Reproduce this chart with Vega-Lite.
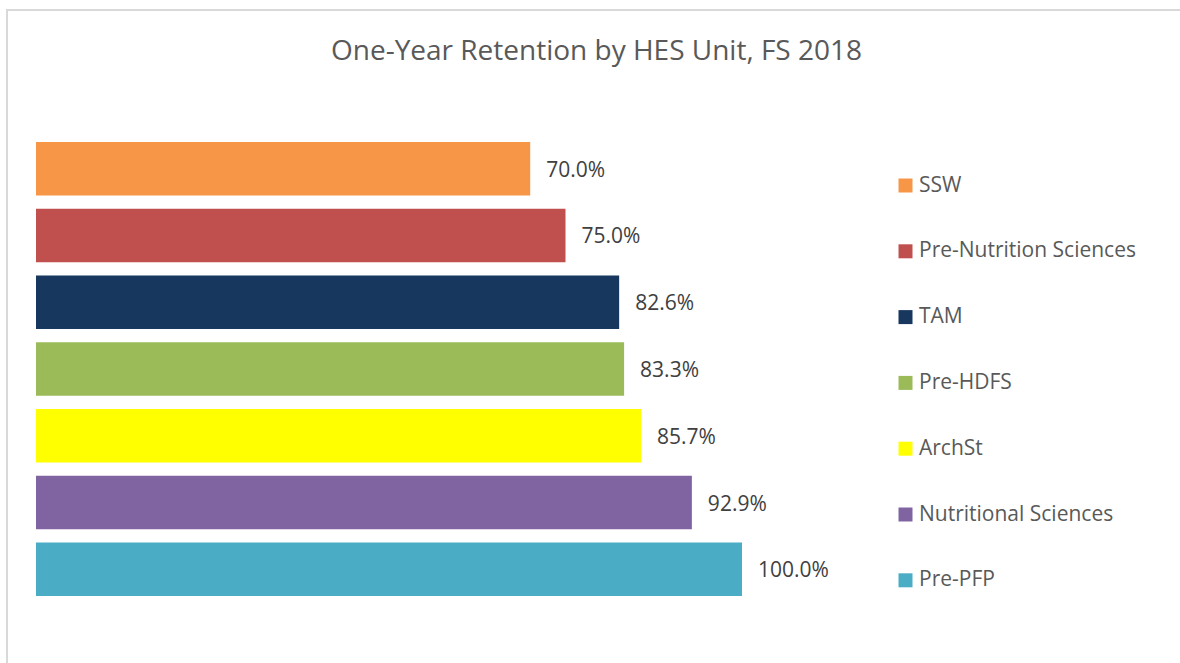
{
  "$schema": "https://vega.github.io/schema/vega-lite/v6.json",
  "autosize": "none",
  "padding": {"left": 7, "top": 10, "right": 0, "bottom": 0},
  "width": 1173,
  "height": 653,
  "background": "white",
  "config": {
    "view": {"stroke": "#d9d9d9", "strokeWidth": 2, "strokeDash": [1173, 1826, 653, 1826]},
    "font": "Open Sans"
  },
  "title": {
    "text": "One-Year Retention by HES Unit, FS 2018",
    "font": "Open Sans",
    "fontSize": 28,
    "fontWeight": "normal",
    "color": "#595959",
    "anchor": "middle",
    "frame": "group",
    "orient": "top",
    "baseline": "alphabetic",
    "offset": -78,
    "dx": 3
  },
  "data": {
    "values": [
      {"unit": "SSW", "retention": 0.70},
      {"unit": "Pre-Nutrition Sciences", "retention": 0.75},
      {"unit": "TAM", "retention": 0.826},
      {"unit": "Pre-HDFS", "retention": 0.833},
      {"unit": "ArchSt", "retention": 0.857},
      {"unit": "Nutritional Sciences", "retention": 0.929},
      {"unit": "Pre-PFP", "retention": 1.0}
    ]
  },
  "encoding": {
    "y": {
      "field": "unit",
      "type": "nominal",
      "sort": ["SSW", "Pre-Nutrition Sciences", "TAM", "Pre-HDFS", "ArchSt", "Nutritional Sciences", "Pre-PFP"],
      "scale": {"paddingInner": 0.2, "paddingOuter": 0, "range": [132, 586]},
      "axis": null
    },
    "x": {
      "field": "retention",
      "type": "quantitative",
      "scale": {"domain": [-0.04108, 1.6204], "zero": false, "nice": false},
      "axis": null
    }
  },
  "layer": [
    {
      "mark": {"type": "bar"},
      "encoding": {
        "x2": {"datum": 0},
        "color": {
          "field": "unit",
          "type": "nominal",
          "scale": {
            "domain": ["SSW", "Pre-Nutrition Sciences", "TAM", "Pre-HDFS", "ArchSt", "Nutritional Sciences", "Pre-PFP"],
            "range": ["#F79646", "#C0504D", "#17375E", "#9BBB59", "#FFFF00", "#8064A2", "#4BACC6"]
          },
          "legend": {
            "title": null,
            "orient": "none",
            "legendX": 888,
            "legendY": 165,
            "symbolType": "square",
            "symbolSize": 196,
            "symbolStrokeWidth": 0,
            "labelFont": "Open Sans",
            "labelFontSize": 21,
            "labelColor": "#595959",
            "labelOffset": 3,
            "rowPadding": 43.8,
            "labelLimit": 400
          }
        }
      }
    },
    {
      "mark": {"type": "text", "align": "left", "baseline": "middle", "dx": 16, "dy": 2, "fontSize": 21, "font": "Open Sans", "color": "#404040"},
      "encoding": {
        "text": {"field": "retention", "type": "quantitative", "format": ".1%"}
      }
    }
  ]
}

WHAT IS EXPECTED »
Working from the material above, transcribe it exactly while omitting pictures.

EXPECTED ANSWER »
Reproduce this chart with Vega-Lite.
{
  "$schema": "https://vega.github.io/schema/vega-lite/v6.json",
  "autosize": "none",
  "padding": {"left": 7, "top": 10, "right": 0, "bottom": 0},
  "width": 1173,
  "height": 653,
  "background": "white",
  "config": {
    "view": {"stroke": "#d9d9d9", "strokeWidth": 2, "strokeDash": [1173, 1826, 653, 1826]},
    "font": "Open Sans"
  },
  "title": {
    "text": "One-Year Retention by HES Unit, FS 2018",
    "font": "Open Sans",
    "fontSize": 28,
    "fontWeight": "normal",
    "color": "#595959",
    "anchor": "middle",
    "frame": "group",
    "orient": "top",
    "baseline": "alphabetic",
    "offset": -78,
    "dx": 3
  },
  "data": {
    "values": [
      {"unit": "SSW", "retention": 0.70},
      {"unit": "Pre-Nutrition Sciences", "retention": 0.75},
      {"unit": "TAM", "retention": 0.826},
      {"unit": "Pre-HDFS", "retention": 0.833},
      {"unit": "ArchSt", "retention": 0.857},
      {"unit": "Nutritional Sciences", "retention": 0.929},
      {"unit": "Pre-PFP", "retention": 1.0}
    ]
  },
  "encoding": {
    "y": {
      "field": "unit",
      "type": "nominal",
      "sort": ["SSW", "Pre-Nutrition Sciences", "TAM", "Pre-HDFS", "ArchSt", "Nutritional Sciences", "Pre-PFP"],
      "scale": {"paddingInner": 0.2, "paddingOuter": 0, "range": [132, 586]},
      "axis": null
    },
    "x": {
      "field": "retention",
      "type": "quantitative",
      "scale": {"domain": [-0.04108, 1.6204], "zero": false, "nice": false},
      "axis": null
    }
  },
  "layer": [
    {
      "mark": {"type": "bar"},
      "encoding": {
        "x2": {"datum": 0},
        "color": {
          "field": "unit",
          "type": "nominal",
          "scale": {
            "domain": ["SSW", "Pre-Nutrition Sciences", "TAM", "Pre-HDFS", "ArchSt", "Nutritional Sciences", "Pre-PFP"],
            "range": ["#F79646", "#C0504D", "#17375E", "#9BBB59", "#FFFF00", "#8064A2", "#4BACC6"]
          },
          "legend": {
            "title": null,
            "orient": "none",
            "legendX": 888,
            "legendY": 165,
            "symbolType": "square",
            "symbolSize": 196,
            "symbolStrokeWidth": 0,
            "labelFont": "Open Sans",
            "labelFontSize": 21,
            "labelColor": "#595959",
            "labelOffset": 3,
            "rowPadding": 43.8,
            "labelLimit": 400
          }
        }
      }
    },
    {
      "mark": {"type": "text", "align": "left", "baseline": "middle", "dx": 16, "dy": 2, "fontSize": 21, "font": "Open Sans", "color": "#404040"},
      "encoding": {
        "text": {"field": "retention", "type": "quantitative", "format": ".1%"}
      }
    }
  ]
}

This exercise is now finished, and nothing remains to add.